High-performance magnesium-air primary battery with nitrogen-doped nanoporous graphene as air electrodes

In pursuit of a carbon-neutral society, advancement of the battery technology becomes imperative. Primary batteries, though non-rechargeable, hold promise as power sources for sensors and disaster scenarios because of their cost-effective production and voltage stability. However, most of these batteries employ expensive metal electrodes, such as lithium electrodes, necessitating exploration of alternative electrode materials.

Using carbon-based materials for the cathode, magnesium (Mg) for the anode, oxygen from the atmosphere as the cathode active material, and brine for the electrolyte, Mg-air primary batteries can be constructed using inexpensive and abundant materials. Theoretically, these batteries are expected to match lithium-air batteries with regard to performance. However, they do not perform well in terms of battery capacity and operational stability.

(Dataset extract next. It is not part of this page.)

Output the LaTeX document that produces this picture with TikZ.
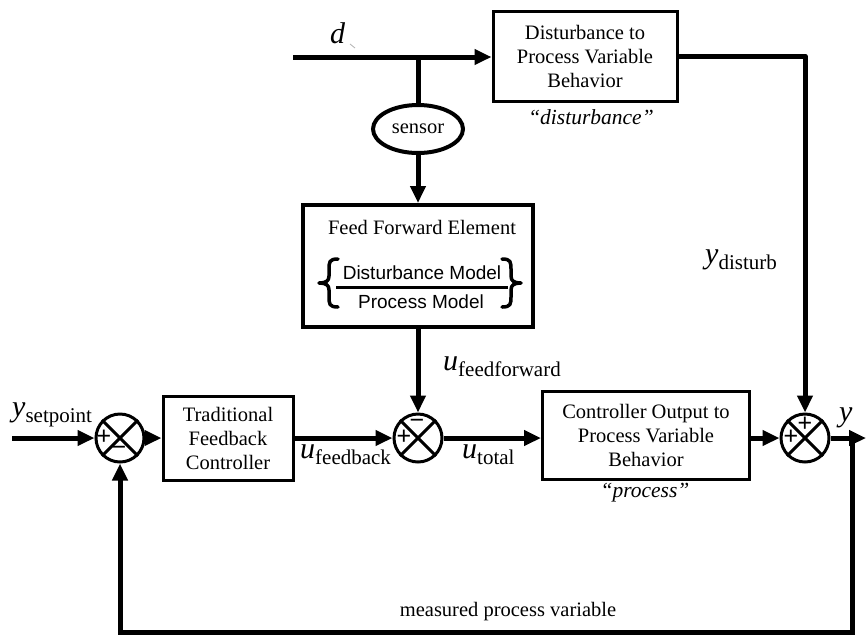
\documentclass[tikz,border=0pt]{standalone}
\usepackage{fontspec}
\setmainfont{Liberation Serif}
\newfontfamily\sansf{Liberation Sans}
\usetikzlibrary{arrows.meta,shapes.geometric}
\newcommand\sublbl[2]{{\fontsize{30}{30}\selectfont\itshape #1}\raisebox{-6pt}{\fontsize{21}{20}\selectfont #2}}
\begin{document}
\begin{tikzpicture}[x=1pt,y=-1pt,
  boxtxt/.style={font=\fontsize{20.5}{24}\selectfont, align=center},
  blk/.style={draw, line width=3pt, boxtxt, inner sep=0pt},
  sumj/.style={draw, circle, line width=3pt, minimum size=48pt, inner sep=0pt},
  sig/.style={line width=5pt, -{Triangle[length=17pt,width=15pt]}},
  wire/.style={line width=5pt},
  sgn/.style={font=\sansf\fontsize{25}{25}\selectfont, inner sep=0pt},
  lbl/.style={anchor=base west, inner sep=0pt},
  note/.style={font=\fontsize{21.5}{24}\selectfont\itshape, inner sep=0pt},
  brace/.style={line width=3.5pt, line cap=round, line join=round}
]
\useasboundingbox (0,0) rectangle (866,638);

% blocks
\node[blk, minimum width=130pt, minimum height=84pt] (tfc) at (228,438) {Traditional\\Feedback\\Controller};
\node[blk, minimum width=207pt, minimum height=88pt] (pb) at (646,435) {Controller Output to\\Process Variable\\Behavior};
\node[blk, minimum width=184pt, minimum height=90pt] (db) at (585,56) {Disturbance to\\Process Variable\\Behavior};
\node[draw, line width=4pt, minimum width=230pt, minimum height=122pt] (ff) at (418,266) {};
\node[draw, ellipse, line width=4pt, minimum width=90pt, minimum height=48pt, inner sep=0pt, boxtxt] (sen) at (418,129) {sensor};

% feed forward content
\node[boxtxt, inner sep=0pt] (fft) at (422,227) {Feed Forward Element};
\node[font=\sansf\fontsize{19}{19}\selectfont, inner sep=0pt] (num) at (422,273) {Disturbance Model};
\node[font=\sansf\fontsize{19}{19}\selectfont, inner sep=0pt] (den) at (421,302) {Process Model};
\draw[line width=3pt] (336,287) -- (508,287);
\draw[brace] (338,259) .. controls (329,259) and (329,262) .. (329,270) -- (329,276)
  .. controls (329,281) and (326,283) .. (319,283)
  .. controls (326,283) and (329,285) .. (329,290) -- (329,296)
  .. controls (329,304) and (329,307) .. (338,307);
\draw[brace] (502,259) .. controls (511,259) and (511,262) .. (511,270) -- (511,276)
  .. controls (511,281) and (514,283) .. (521,283)
  .. controls (514,283) and (511,285) .. (511,290) -- (511,296)
  .. controls (511,304) and (511,307) .. (502,307);

% summing junctions
\node[sumj] (s1) at (120,438) {};
\node[sumj] (s2) at (418,438) {};
\node[sumj] (s3) at (805,438) {};
\foreach \s in {s1,s2,s3}{
  \draw[line width=3pt] (\s.north west) -- (\s.south east) (\s.north east) -- (\s.south west);
}
\node[sgn] (s1p) at (104,437) {+};
\node[sgn] (s1m) at (119,451) {−};
\node[sgn] (s2p) at (404,437) {+};
\node[sgn] (s2m) at (417,424) {−};
\node[sgn] (s3t) at (805,424) {+};
\node[sgn] (s3l) at (791,437) {+};

% coordinates
\coordinate (yin) at (12,438);
\coordinate (din) at (293,57);
\coordinate (br) at (418,57);
\coordinate (yout) at (866,438);
\coordinate (tap) at (852,438);
\coordinate (fbr) at (852,632);
\coordinate (fbl) at (120,632);

% connectors
\draw[sig] (yin) -- (s1.west);
\draw[sig] (s1.east) -- (s1 -| tfc.west);
\draw[sig] (tfc.east |- s2) -- (s2.west);
\draw[sig] (s2.east) -- (s2 -| pb.west);
\draw[sig] (pb.east |- s3) -- (s3.west);
\draw[sig] (s3.east) -- (yout);
\draw[sig] (din) -- (din -| db.west);
\draw[wire] (br) -- (sen.north);
\draw[sig] (sen.south) -- (ff.north);
\draw[sig] (ff.south) -- (s2.north);
\draw[sig, line join=round] (db.east) -| (s3.north);
\draw[sig, line join=miter] (tap) -- (fbr) -- (fbl) -- (s1.south);

% labels
\node[lbl] (lys) at (12,416) {\sublbl{y}{setpoint}};
\node[lbl] (luf) at (300,458) {\sublbl{u}{feedback}};
\node[lbl] (lut) at (462,458) {\sublbl{u}{total}};
\node[lbl] (luff) at (443,370) {\sublbl{u}{feedforward}};
\node[lbl] (lyd) at (705,263) {\sublbl{y}{disturb}};
\node[lbl] (ly) at (839,421) {{\fontsize{30}{30}\selectfont\itshape y}};
\node[lbl] (ld) at (330,43) {{\fontsize{30}{30}\selectfont\itshape d}};
\draw[gray!60, line width=0.8pt] (350,44) -- (355,48);
\node[note] (ndist) at (591,117) {“disturbance”};
\node[note] (nproc) at (645,493) {“process”};
\node[boxtxt, inner sep=0pt] (nmpv) at (508,612) {measured process variable};
\end{tikzpicture}
\end{document}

Researchers assembled a Mg-air primary battery using the prepared nitrogen-doped nanoporous graphene as the air cathodes and commercially available Mg sheets as the anodes, with a brine solution-soaked sodium polyacrylate gel constituting the solid electrolyte. Performance tests demonstrated that this battery exhibits comparable or superior performance to platinum cathode-based batteries. This is attributed to the porous electrode structure facilitating air transport as well as the ability of the solid electrolyte to prevent rapid corrosion of the Mg electrode.

The study, “All-Solid-State Mg-Air Battery Enhanced with Free-Standing N-Doped 3D Nanoporous Graphene,” has been published in Small.

This achievement is expected to broaden the applications of primary air batteries and promote the utilization of primary air batteries comprising materials more cost-effective and readily available than platinum and lithium.